2. But notice, too, how decisively, and yet sorrowfully, our Lord here makes a claim which, on the lips of any but Himself, would have been mere madness of presumption. Think of any of us saying that our words made all the difference between innocence, ignorance, and criminality! Think of any of us pointing to our actions and saying, in these God is so manifest that not to see Him augurs wickedness, and is condemnation! And yet Jesus Christ says all this. And what is more wonderful, nobody wonders that He says it, and the world believes that He is saying the truth when He says it. How does that come? There is only one answer. He Himself was Divine.

3. But, notice how our Lord here declares that in comparison with the sin of not listening to His words, and being taught by His manifestation, all other sins dwindle into nothing. “If I had not spoken, they had not had sin.” That does not mean, of course, that these men would have been clear of all moral delinquency. There were men committing all the ordinary forms of human transgression amongst them. And yet, says Christ, black as these natures are, they are white in comparison with the blackness of the man that, looking into His face, sees nothing there that he should desire.

4. As light grows responsibility grows. The truth that the measure of light is the measure of guilt turns a face of alleviation to the dark place of the earth; but adds weight to the condemnation of you, who are bathed in the light of Christianity. No shadows are so black as those which the intersest sunshine at the tropics casts.

III. THE IGNORANCE WHICH IS SIN IS THE MANIFESTATION OF HATRED.

1. Observe our Lord’s indentification of Himself with the Father, so that the feelings with which men regard Him are, ipso facto, the feelings with which they regard God.

2. You say, “I do not pretend to be a Christian, but I do not hate God.
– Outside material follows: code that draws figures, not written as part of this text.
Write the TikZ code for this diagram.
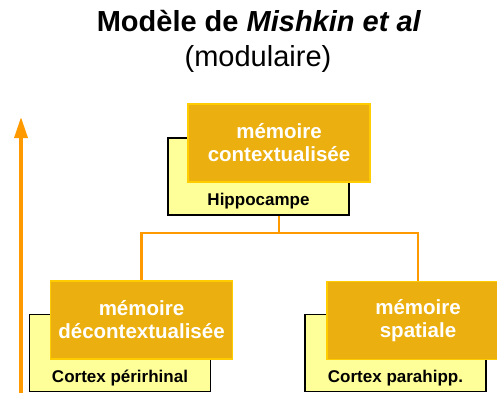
\documentclass[tikz,border=0pt]{standalone}
\usepackage{fontspec}
\setmainfont{Liberation Sans}
\usetikzlibrary{arrows.meta, positioning}
\definecolor{ambre}{RGB}{235,176,16}
\definecolor{bordAmbre}{RGB}{255,204,0}
\definecolor{jaunePale}{RGB}{255,255,153}
\definecolor{orangeLien}{RGB}{255,153,0}
\tikzstyle{zone} = [draw=black, fill=jaunePale, line width=1.5pt, rectangle, minimum width=181pt, minimum height=77pt, inner sep=0pt]
\tikzstyle{memoire} = [draw=bordAmbre, fill=ambre, line width=1.5pt, rectangle, minimum width=182pt, minimum height=78pt, inner sep=0pt, text=white, align=center, font=\fontsize{20.5}{23}\selectfont\bfseries]
\tikzstyle{aire} = [anchor=base, font=\fontsize{17}{20}\selectfont\bfseries]
\tikzstyle{lien} = [draw=orangeLien, line width=2.5pt]
\newcommand{\grand}{\fontsize{29}{33}\selectfont}

\begin{document}
\begin{tikzpicture}[x=1pt, y=-1pt]
      \useasboundingbox (0,0) rectangle (497,392);
      \clip (0,0) rectangle (497,392);
      % titre
      \node[anchor=base, font=\grand\bfseries] (titre) at (259,31) {Modèle de \textit{Mishkin et al}};
      \node[anchor=base, font=\grand] (sousTitre) at (258,66) {(modulaire)};
      % fleche
      \coordinate (flecheBas) at (21,395);
      \coordinate (flecheHaut) at (21,117);
      \draw[orangeLien, line width=3.5pt, -{Triangle[length=21pt, width=13pt]}] (flecheBas) -- (flecheHaut);
      % zones
      \node[zone] (hippoZ) at (258.5,176.5) {};
      \node[zone] (periZ) at (120,353) {};
      \node[zone] (paraZ) at (395.5,353) {};
      \node[aire] (hippo) at ([yshift=10pt]hippoZ.south) {Hippocampe};
      \node[aire] (peri) at ([yshift=10pt]periZ.south) {Cortex périrhinal};
      \node[aire] (para) at ([yshift=10pt]paraZ.south) {Cortex parahipp.};
      % memoires
      \node[memoire] (ctx) at (279,143) {mémoire\\contextualisée};
      \node[memoire] (dectx) at (141.5,320) {mémoire\\décontextualisée};
      \node[memoire] (spat) at (418,320.5) {mémoire\\spatiale};
      \coordinate (noeud) at (ctx |- hippoZ.south);
      \draw[lien] (noeud) -- ++(0,17) -| (dectx.north);
      \draw[lien] (noeud) -- ++(0,17) -| (spat.north);
    \end{tikzpicture}
\end{document}
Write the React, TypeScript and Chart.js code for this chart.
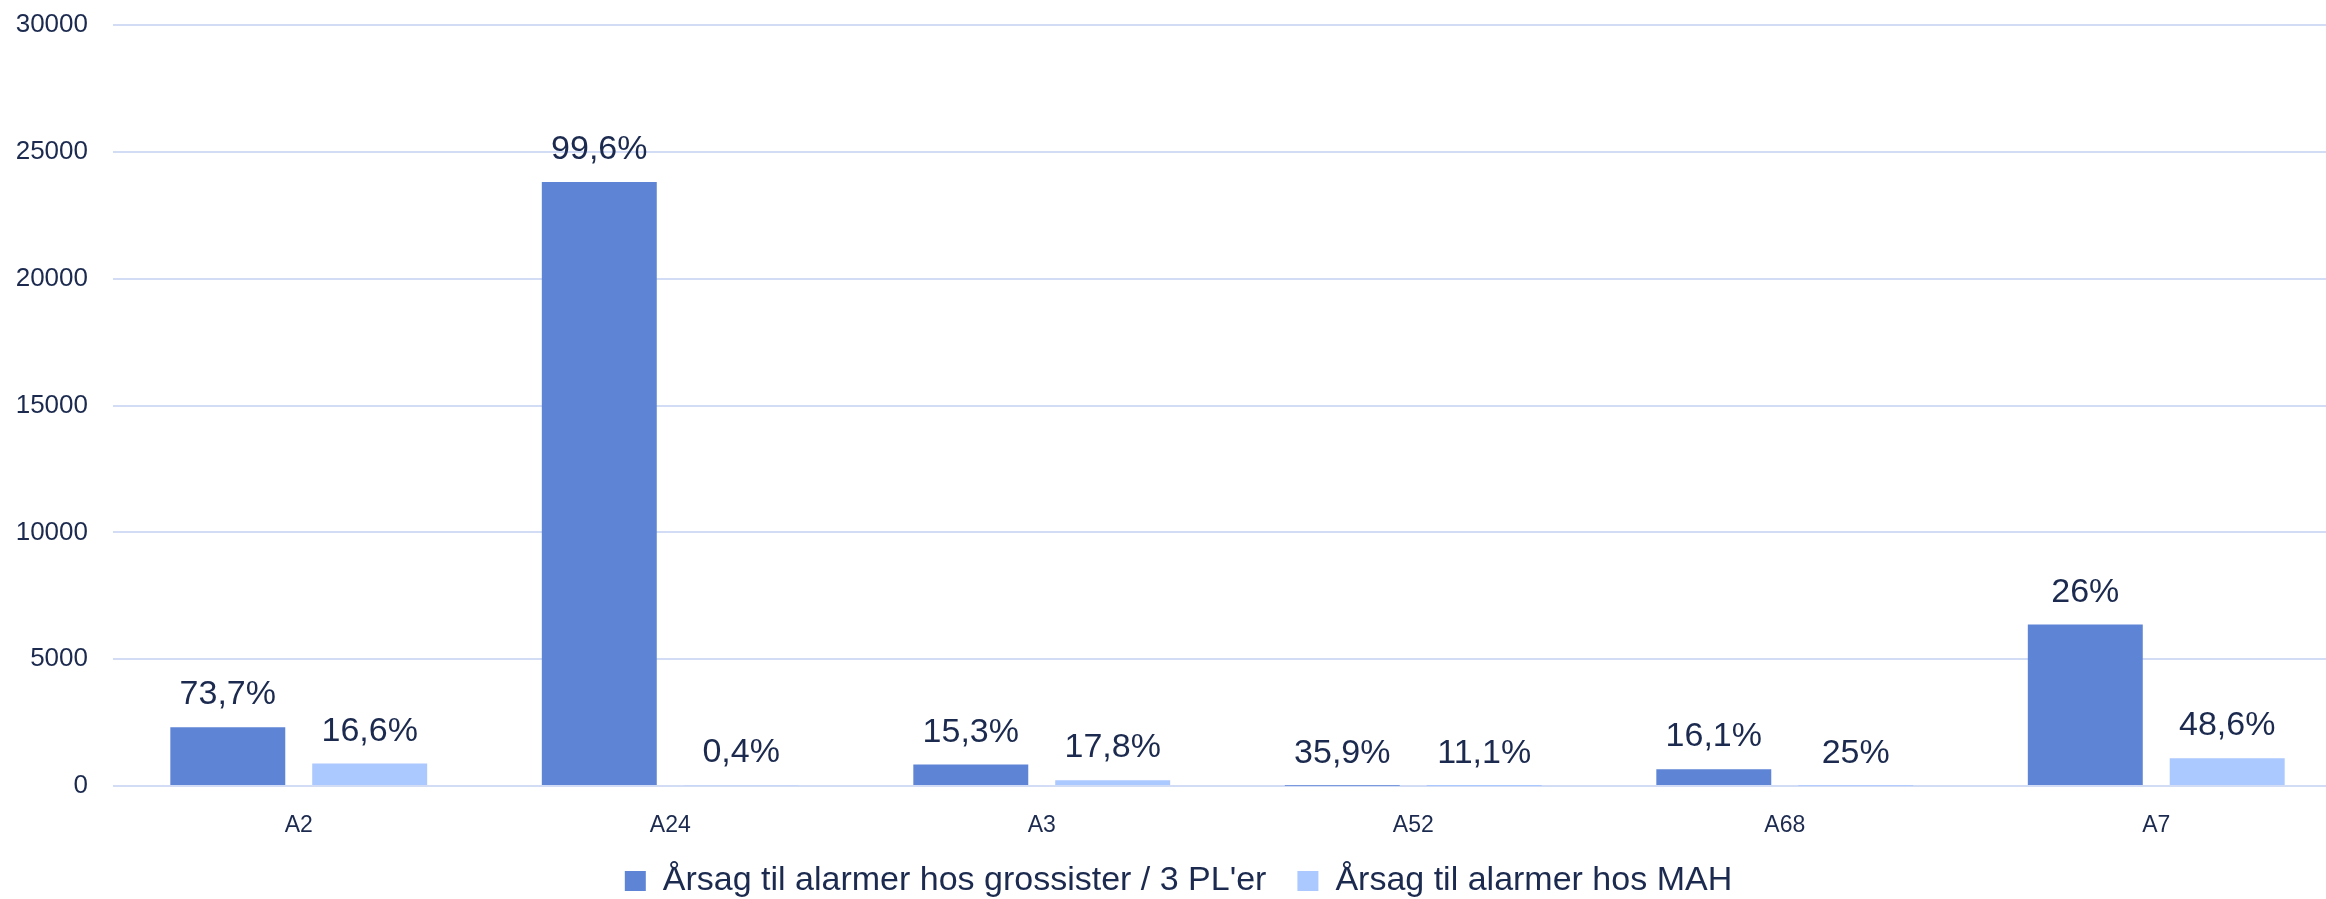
import React, { useEffect, useRef } from "react";
import { Chart, registerables } from "chart.js";

Chart.register(...registerables);

const categories = ["A2", "A24", "A3", "A52", "A68", "A7"];
const wholesalerValues = [2315, 23810, 845, 12, 660, 6365];
const mahValues = [884, 25, 225, 4, 8, 1093];
const wholesalerLabels = ["73,7%", "99,6%", "15,3%", "35,9%", "16,1%", "26%"];
const mahLabels = ["16,6%", "0,4%", "17,8%", "11,1%", "25%", "48,6%"];
const seriesNames = ["Årsag til alarmer hos grossister / 3 PL'er", "Årsag til alarmer hos MAH"];
const yTicks = [0, 5000, 10000, 15000, 20000, 25000, 30000];

const FONT = "'Liberation Sans', Arial, sans-serif";
const TEXT = "#1b2a4e";
const GRID = "#d2dcf5";
const DARK = "#5e84d6";
const LIGHT = "#abc8ff";

const barLabelPlugin = {
  id: "barLabels",
  afterDatasetsDraw(chart: any) {
    const ctx = chart.ctx;
    const sets = [wholesalerLabels, mahLabels];
    ctx.save();
    ctx.font = `34px ${FONT}`;
    ctx.fillStyle = TEXT;
    ctx.textAlign = "center";
    ctx.textBaseline = "alphabetic";
    chart.data.datasets.forEach((_ds: any, di: number) => {
      const meta = chart.getDatasetMeta(di);
      meta.data.forEach((el: any, i: number) => {
        ctx.fillText(sets[di][i], el.x, el.y - 23);
      });
    });
    ctx.restore();
  },
};

export default function App() {
  const ref = useRef<HTMLCanvasElement>(null);
  useEffect(() => {
    document.body.style.margin = "0";
    document.documentElement.style.overflow = "hidden";
    document.body.style.overflow = "hidden";
    if (!ref.current) return;
    const chart = new Chart(ref.current, {
      type: "bar",
      data: {
        labels: categories,
        datasets: [
          {
            label: seriesNames[0],
            data: wholesalerValues,
            backgroundColor: DARK,
            categoryPercentage: 0.764,
            barPercentage: 0.81,
          },
          {
            label: seriesNames[1],
            data: mahValues,
            backgroundColor: LIGHT,
            categoryPercentage: 0.764,
            barPercentage: 0.81,
          },
        ],
      },
      options: {
        animation: false,
        responsive: true,
        maintainAspectRatio: false,
        layout: { padding: { top: 0, left: 15, right: 2, bottom: 0 } },
        scales: {
          x: {
            grid: { display: false },
            border: { display: false },
            afterFit: (axis: any) => {
              axis.height = 47;
            },
            ticks: {
              color: TEXT,
              font: { family: FONT, size: 23, lineHeight: 1.2 },
              padding: 18,
            },
          },
          y: {
            min: 0,
            max: 30000,
            afterBuildTicks: (axis: any) => {
              axis.ticks = yTicks.map((v) => ({ value: v }));
            },
            afterFit: (axis: any) => {
              axis.width = 98;
              axis.paddingTop = 25;
              axis.paddingBottom = 0;
            },
            grid: { color: GRID, lineWidth: 2, drawTicks: false },
            border: { display: false },
            ticks: {
              color: TEXT,
              font: { family: FONT, size: 26 },
              padding: 25,
              callback: (v: any) => String(v),
            },
          },
        },
        plugins: {
          legend: {
            position: "bottom",
            labels: {
              color: TEXT,
              font: { family: FONT, size: 34 },
              boxWidth: 21,
              boxHeight: 20,
              padding: 31,
            },
          },
          tooltip: { enabled: false },
        },
      },
      plugins: [barLabelPlugin],
    });
    return () => chart.destroy();
  }, []);
  return (
    <div style={{ width: 2344, height: 908, position: "relative" }}>
      <canvas ref={ref} />
    </div>
  );
}
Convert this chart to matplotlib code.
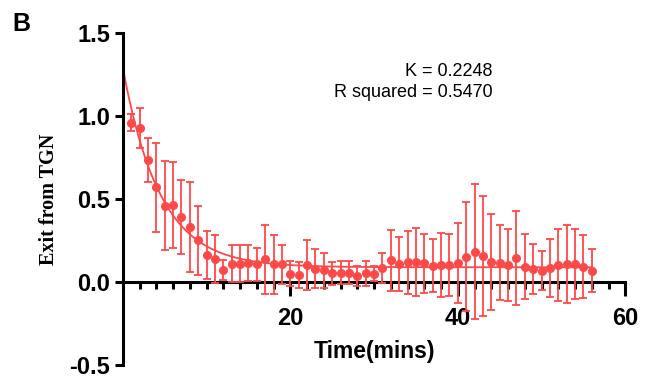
import numpy as np
import matplotlib
matplotlib.use('Agg')
import matplotlib.pyplot as plt
from matplotlib.ticker import MultipleLocator

plt.rcParams['axes.unicode_minus'] = False

time = list(range(1, 57))
exit_mean = [0.96, 0.93, 0.735, 0.57, 0.46, 0.465, 0.39, 0.33, 0.25, 0.16,
             0.14, 0.07, 0.11, 0.11, 0.115, 0.105, 0.135, 0.105, 0.105, 0.048,
             0.04, 0.10, 0.08, 0.07, 0.052, 0.056, 0.056, 0.038, 0.052, 0.048,
             0.082, 0.13, 0.107, 0.118, 0.122, 0.112, 0.096, 0.102, 0.102, 0.112,
             0.152, 0.183, 0.157, 0.122, 0.116, 0.102, 0.143, 0.092, 0.076, 0.068,
             0.082, 0.102, 0.108, 0.108, 0.092, 0.068]
exit_err = [0.05, 0.12, 0.13, 0.27, 0.27, 0.26, 0.225, 0.27, 0.21, 0.145,
            0.145, 0.06, 0.11, 0.11, 0.11, 0.10, 0.21, 0.177, 0.117, 0.075,
            0.08, 0.15, 0.12, 0.105, 0.07, 0.07, 0.07, 0.06, 0.076, 0.045,
            0.09, 0.185, 0.165, 0.19, 0.205, 0.177, 0.16, 0.195, 0.185, 0.24,
            0.33, 0.405, 0.36, 0.29, 0.227, 0.217, 0.285, 0.195, 0.15, 0.12,
            0.175, 0.217, 0.235, 0.21, 0.19, 0.13]

# one-phase decay fit
K = 0.2248
Y0 = 1.29
plateau = 0.088

red = '#ff4848'

fig = plt.figure(figsize=(6.5, 3.8), dpi=100)
ax = fig.add_axes([0.189, 0.04, 0.773, 0.873])

ax.errorbar(time, exit_mean, yerr=exit_err, fmt='o', color=red, ms=5.5,
            elinewidth=1.3, capsize=3, capthick=1.3, zorder=3)
xf = np.linspace(0, 56, 300)
ax.plot(xf, (Y0 - plateau) * np.exp(-K * xf) + plateau, color=red, lw=1.3, zorder=2)

ax.set_xlim(0, 60)
ax.set_ylim(-0.5, 1.5)
ax.spines['top'].set_visible(False)
ax.spines['right'].set_visible(False)
ax.spines['bottom'].set_position(('data', 0))
ax.spines['left'].set_linewidth(2.2)
ax.spines['bottom'].set_linewidth(2.2)

ax.set_xticks([20, 40, 60])
ax.xaxis.set_minor_locator(MultipleLocator(2))
ax.yaxis.set_major_locator(MultipleLocator(0.5))
ax.tick_params(axis='x', which='major', length=10, width=2.2, pad=8)
ax.tick_params(axis='x', which='minor', length=5, width=2.2)
ax.tick_params(axis='y', which='major', length=6, width=2.2, pad=3)
for lab in ax.get_xticklabels() + ax.get_yticklabels():
    lab.set_fontsize(17)
    lab.set_fontweight('bold')
    lab.set_family('Liberation Sans')

ax.text(30.1, -0.42, 'Time(mins)', ha='center', va='center', fontsize=16.5,
        fontweight='bold', family='Liberation Sans')
ax.set_ylabel('Exit from TGN', fontsize=14.5, fontweight='bold', family='Liberation Serif')
ax.yaxis.set_label_coords(-0.127, 0.5)

ax.text(44.2, 1.27, 'K = 0.2248', ha='right', va='center', fontsize=13,
        family='Liberation Sans')
ax.text(44.2, 1.14, 'R squared = 0.5470', ha='right', va='center', fontsize=13,
        family='Liberation Sans')

fig.text(0.033, 0.937, 'B', fontsize=18, fontweight='bold', family='Liberation Sans',
         ha='center', va='center')

fig.savefig('out.png', dpi=100, facecolor='white')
Take the ordinary run of people round about us in the world; if you say God is not in all their thoughts I agree with you, but if you say that they hate God, I do not believe it.” Well, do you think it would be possible for a man that loved God to go on for a twelvemonth and never think of the object that he loved? And inasmuch as, deep down in our moral being, there is no such thing as indifference in reference to God, it is clear, that although the word must not be pressed as if it meant conscious and active antagonism--where there is no love there is hate. If a man does not love God, he does not care to please Him. And if obedience is the very life breath of love, disobedience or non-obedience are the manifestation of antagonism, and antagonism is the same thing as hate. There is no neutrality in a man’s relation to God. It is one thing or other. “Ye cannot serve God and Mammon.” “The friendship of the world is enmity against God.”

IV. THIS IGNORANCE, WHICH IS SIN AND HATRED, IS UTTERLY IRRATIONAL. (verse 25). One hears sighing through these words the Master’s meek wonder that His love should be so met. The most mysterious and irrational thing in men’s whole history and experience is the way in which they recompense God in Christ for what He has done for them. Think of that Cross! Do we not stand ashamed at the absurdity as well as at the criminality of our requital? Causeless love on the one side, and causeless indifference on the other, are the two powers that meet in this mystery--men’s rejection of the infinite love of God. (A. Maclaren, D. D.)

Persecution for Christ’s name’s sake

Among all the malefactors you condemn there is not a Christian to be found chargeable with any crime but His name. So much is the hatred of our name above all the advantages of virtue flowing from it. Setting aside all inquiry into the principle of our religion and its Founder, and all knowledge of them, the mere name is laid hold of; the name is attacked; and a word alone prejudges a sect unknown, and its Author also unknown, because they have a name, not because they are convicted. (Tertullian.)